アキレス腱炎について知っておきたいこと
歩いているときや走ったときに踵が痛むことはありませんか?
アキレス腱はふくらはぎから踵にかけて伸びており、この部分に炎症や変性が起こると「アキレス腱炎」と呼ばれます。
この症状はランナーやジャンプ動作の多い競技を行う方に見られやすい一方で、中高年の方にも起こることがあります。年齢とともに腱が変性しやすくなることや、体重増加により足への負担が大きくなることなどが背景にあります。また、近年の研究では、腱の微細な損傷が繰り返されることや修復の失敗、生活習慣なども関与すると報告されています。
アキレス腱炎の対策と研究結果
アキレス腱炎は単なる炎症にとどまらず、腱の線維化や変性を伴う場合があるとされています。治療の一つとして注目されているのが「エキセントリック運動療法(伸張性収縮運動)」です。複数の臨床研究では、数か月の継続で痛みの軽減がみられ、保存療法の選択肢の一つとして位置づけられています。手術は長期間効果が得られない場合に検討されることが多いとされています。
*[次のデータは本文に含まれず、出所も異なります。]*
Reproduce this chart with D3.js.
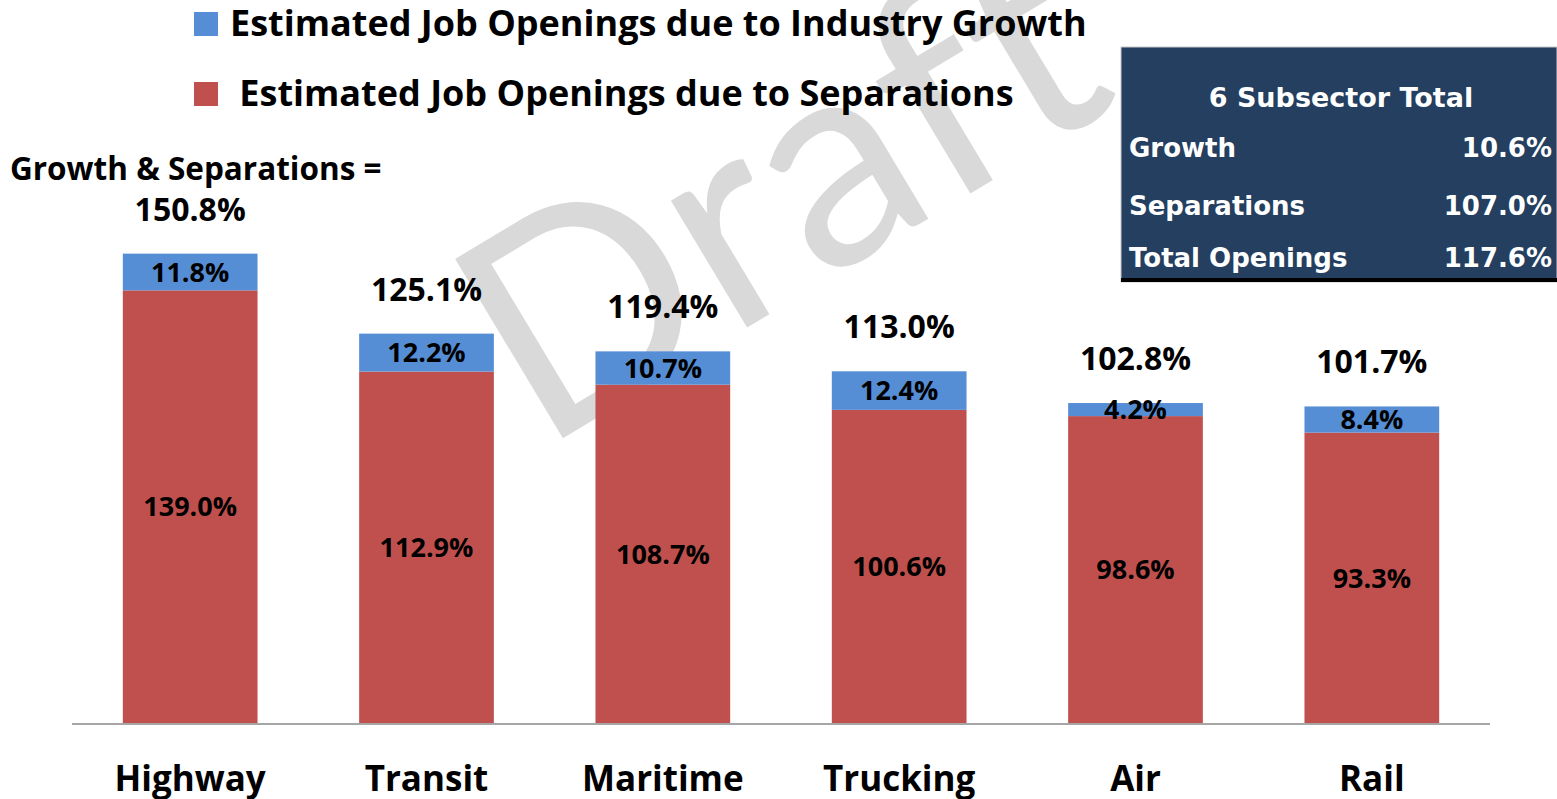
<!DOCTYPE html>
<html>
<head>
<meta charset="utf-8">
<script src="https://cdn.jsdelivr.net/npm/d3@7"></script>
<style>
  body { margin: 0; background: #fff; }
  text { font-family: "Open Sans", Lato, sans-serif; font-weight: bold; fill: #000; }
</style>
</head>
<body>
<div id="chart"></div>
<script>
// datos
const categories  = ["Highway", "Transit", "Maritime", "Trucking", "Air", "Rail"];
const growth      = [11.8, 12.2, 10.7, 12.4, 4.2, 8.4];
const separations = [139.0, 112.9, 108.7, 100.6, 98.6, 93.3];
const seriesNames = ["Estimated Job Openings due to Industry Growth", " Estimated Job Openings due to Separations"];

const summaryTitle  = "6 Subsector Total";
const summaryLabels = ["Growth", "Separations", "Total Openings"];
const summaryValues = [10.6, 107.0, 117.6];

const width = 1557, height = 799;
const blue = "#558ED5", red = "#C0504D";
const fmt = d => d.toFixed(1) + "%";

const svg = d3.select("#chart").append("svg")
  .attr("width", width)
  .attr("height", height);

// marca de agua, detras de todo
svg.append("text")
  .attr("transform", "translate(540,452) rotate(-31)")
  .style("font-family", "Lato, sans-serif")
  .style("font-weight", "normal")
  .style("font-size", "292px")
  .style("letter-spacing", "2px")
  .style("fill", "#d9d9d9")
  .text("Draft");

// escalas
const x = d3.scaleBand()
  .domain(categories)
  .range([72, 1490])
  .paddingInner(0.43)
  .paddingOuter(0.215);

const y = d3.scaleLinear()
  .domain([0, 160])
  .range([723, 225]);

const rows = categories.map((c, i) => ({cat: c, sep: separations[i], growth: growth[i]}));
const stack = d3.stack().keys(["sep", "growth"])(rows);
const colors = {sep: red, growth: blue};

// barras apiladas
const layer = svg.selectAll(".layer")
  .data(stack)
  .enter().append("g")
  .attr("class", "layer")
  .attr("fill", d => colors[d.key]);

layer.selectAll("rect")
  .data(d => d)
  .enter().append("rect")
  .attr("x", d => x(d.data.cat))
  .attr("y", d => y(d[1]))
  .attr("width", x.bandwidth())
  .attr("height", d => y(d[0]) - y(d[1]));

// linea del eje
svg.append("line")
  .attr("x1", 72).attr("x2", 1490)
  .attr("y1", y(0) + 1).attr("y2", y(0) + 1)
  .attr("stroke", "#a6a6a6")
  .attr("stroke-width", 2);

// etiquetas de categoria
svg.selectAll(".cat")
  .data(categories)
  .enter().append("text")
  .attr("class", "cat")
  .attr("x", d => x(d) + x.bandwidth() / 2)
  .attr("y", 791)
  .attr("text-anchor", "middle")
  .style("font-size", "35px")
  .text(d => d);

// etiquetas dentro de los segmentos
layer.selectAll(".seg")
  .data(d => d)
  .enter().append("text")
  .attr("class", "seg")
  .attr("x", d => x(d.data.cat) + x.bandwidth() / 2)
  .attr("y", d => (y(d[0]) + y(d[1])) / 2)
  .attr("dy", "0.36em")
  .attr("text-anchor", "middle")
  .style("font-size", "27px")
  .text(function(d) { return fmt(d[1] - d[0]); });

// totales encima de cada barra
svg.selectAll(".total")
  .data(rows)
  .enter().append("text")
  .attr("class", "total")
  .attr("x", d => x(d.cat) + x.bandwidth() / 2)
  .attr("y", d => y(d.sep + d.growth) - 33)
  .attr("text-anchor", "middle")
  .style("font-size", "32px")
  .text(d => fmt(d.sep + d.growth));

svg.append("text")
  .attr("x", 10)
  .attr("y", 180)
  .style("font-size", "31.5px")
  .text("Growth & Separations =");

// leyenda
const legend = svg.selectAll(".legend")
  .data(seriesNames)
  .enter().append("g")
  .attr("class", "legend")
  .attr("transform", (d, i) => `translate(194,${12 + i * 70})`);

legend.append("rect")
  .attr("width", 24).attr("height", 24)
  .attr("fill", (d, i) => i === 0 ? blue : red);

legend.append("text")
  .attr("x", 36)
  .attr("y", 24)
  .style("font-size", "36px")
  .style("white-space", "pre")
  .text(d => d);

// cuadro resumen
const box = svg.append("g").attr("transform", "translate(1121,47)");
box.append("rect")
  .attr("width", 436).attr("height", 235)
  .attr("fill", "#243F60")
  .attr("stroke", "#c8c8c8")
  .attr("stroke-width", 1);
box.append("line")
  .attr("x1", 0).attr("x2", 436)
  .attr("y1", 233).attr("y2", 233)
  .attr("stroke", "#000")
  .attr("stroke-width", 4);

box.append("text")
  .attr("x", 220).attr("y", 60)
  .attr("text-anchor", "middle")
  .style("font-family", "'DejaVu Sans', sans-serif")
  .style("font-size", "27px")
  .style("fill", "#fff")
  .text(summaryTitle);

const rowY = [110, 168, 220];
summaryLabels.forEach((lab, i) => {
  box.append("text")
    .attr("x", 8).attr("y", rowY[i])
    .style("font-family", "'DejaVu Sans', sans-serif")
    .style("font-size", "26px")
    .style("fill", "#fff")
    .text(lab);
  box.append("text")
    .attr("x", 431).attr("y", rowY[i])
    .attr("text-anchor", "end")
    .style("font-family", "'DejaVu Sans', sans-serif")
    .style("font-size", "26px")
    .style("fill", "#fff")
    .text(fmt(summaryValues[i]));
});
</script>
</body>
</html>
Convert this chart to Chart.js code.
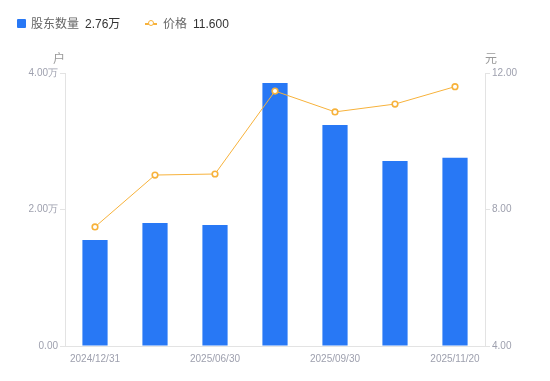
<!DOCTYPE html>
<html>
<head>
<meta charset="utf-8">
<script src="https://cdn.jsdelivr.net/npm/chart.js@4/dist/chart.umd.min.js"></script>
<style>
  body { margin: 0; background: #fff; font-family: "Liberation Sans", Arial, "Noto Sans CJK SC", sans-serif; }
  #wrap { position: relative; width: 550px; height: 381px; }
  #legend { position: absolute; left: 17px; top: 16px; font-size: 12px; color: #666; white-space: nowrap; }
  .item { position: absolute; top: 0; line-height: 17px; }
  .val { color: #333; margin-left: 6px; }
  .unit { position: absolute; font-size: 12px; color: #999; }
</style>
</head>
<body>
<div id="wrap">
  <canvas id="myChart" width="550" height="381"></canvas>
  <div id="legend"></div>
  <div class="unit" style="left:53px; top:49px;">户</div>
  <div class="unit" style="left:485px; top:49px;">元</div>
</div>
<script>
"use strict";

// 데이터
const dates = ['2024/12/31', '2025/03/31', '2025/06/30', '2025/08/20', '2025/09/30', '2025/10/31', '2025/11/20'];
const holders = [15530, 18020, 17730, 38530, 32380, 27110, 27600]; // 股东数量 (户)
const prices = [7.49, 9.01, 9.04, 11.47, 10.86, 11.09, 11.60];     // 价格 (元)
const leftTicks = [0, 20000, 40000];
const rightTicks = [4, 8, 12];

const barColor = '#2878f5';
const lineColor = '#f7b23b';
const tickColor = '#9ea0ae';
const axisColor = '#e3e3e3';

// 범례 (html)
function legend() {
  const last = holders.length - 1;
  document.getElementById('legend').innerHTML =
    '<div class="item" style="left:0">' +
      '<span style="display:inline-block;width:9px;height:9px;background:' + barColor + ';border-radius:1px;margin-right:5px;vertical-align:-0px"></span>' +
      '股东数量<span class="val">' + (holders[last] / 10000).toFixed(2) + '万</span></div>' +
    '<div class="item" style="left:128px">' +
      '<span style="display:inline-block;position:relative;width:12px;height:9px;margin-right:6px;vertical-align:0px">' +
        '<span style="position:absolute;left:0;top:4px;width:12px;height:1.5px;background:' + lineColor + '"></span>' +
        '<span style="position:absolute;left:3px;top:1px;width:4px;height:4px;border:1.5px solid ' + lineColor + ';border-radius:50%;background:#fff"></span>' +
      '</span>价格<span class="val">' + prices[last].toFixed(3) + '</span></div>';
}

function yFmt(v) {
  if (v === 0) return '0.00';
  return (v / 10000).toFixed(2) + '万';
}

const data = {
  labels: dates,
  datasets: [{
    type: 'line',
    label: '价格',
    data: prices,
    yAxisID: 'y1',
    borderColor: lineColor,
    borderWidth: 1,
    pointRadius: 2.8,
    pointBorderWidth: 1.6,
    pointBackgroundColor: '#fff',
    pointBorderColor: lineColor,
    tension: 0,
    order: 1
  }, {
    type: 'bar',
    label: '股东数量',
    data: holders,
    yAxisID: 'y',
    backgroundColor: barColor,
    borderWidth: 0,
    categoryPercentage: 1,
    barPercentage: 0.42,
    order: 2
  }]
};

const config = {
  data,
  options: {
    responsive: false,
    animation: false,
    layout: { padding: { top: 73, left: 0, right: 0, bottom: 0 } },
    plugins: { legend: { display: false }, tooltip: { enabled: false } },
    scales: {
      x: {
        grid: { display: false, drawTicks: false },
        border: { color: axisColor },
        ticks: {
          color: tickColor, font: { size: 10 }, padding: 7, maxRotation: 0, autoSkip: false,
          callback: function (v, i) { return i % 2 === 0 ? dates[i] : ''; }
        },
        afterFit: function (s) { s.height = 35; }
      },
      y: {
        position: 'left',
        min: 0, max: 40000,
        afterBuildTicks: function (s) { s.ticks = leftTicks.map(v => ({ value: v })); },
        grid: { drawOnChartArea: false, tickLength: 5, color: axisColor },
        border: { color: axisColor },
        ticks: { color: tickColor, font: { size: 10 }, padding: 2, callback: yFmt },
        afterFit: function (s) { s.width = 65; }
      },
      y1: {
        position: 'right',
        min: 4, max: 12,
        afterBuildTicks: function (s) { s.ticks = rightTicks.map(v => ({ value: v })); },
        grid: { drawOnChartArea: false, tickLength: 5, color: axisColor },
        border: { color: axisColor },
        ticks: { color: tickColor, font: { size: 10 }, padding: 2, callback: v => v.toFixed(2) },
        afterFit: function (s) { s.width = 65; }
      }
    }
  }
};

legend();
const myChart = new Chart(document.getElementById('myChart'), config);
</script>
</body>
</html>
発症のメカニズムとしては、加齢や代謝異常による血流低下、急激な運動負荷や靴の影響によるストレスの集中、慢性的な炎症によるコラーゲン繊維の質的変化などが関与すると考えられています。
自宅でできるセルフケアの一例
運動やセルフケアは、無理のない範囲で行うことが大切です。代表的な方法としては以下が挙げられます。
段差を使ったかかと下げ運動(1日2回、15回を数セット)
ふくらはぎのストレッチ(30秒保持を複数回)
運動後のアイシングや軽いマッサージ(5〜10分程度)
ただし、痛みが強いときに過度に行うと症状が悪化することもあるため、状態に合わせて回数や強度を調整し、必要に応じて専門家に相談することが推奨されます。
まとめ
アキレス腱炎はスポーツ愛好者だけでなく、日常生活の中でも起こり得る症状です。早めに気づき、適度な運動や生活習慣の工夫を取り入れることで、予防や再発防止につながります。痛みが長引く場合は、自己判断に頼らず医療機関や専門家にご相談ください。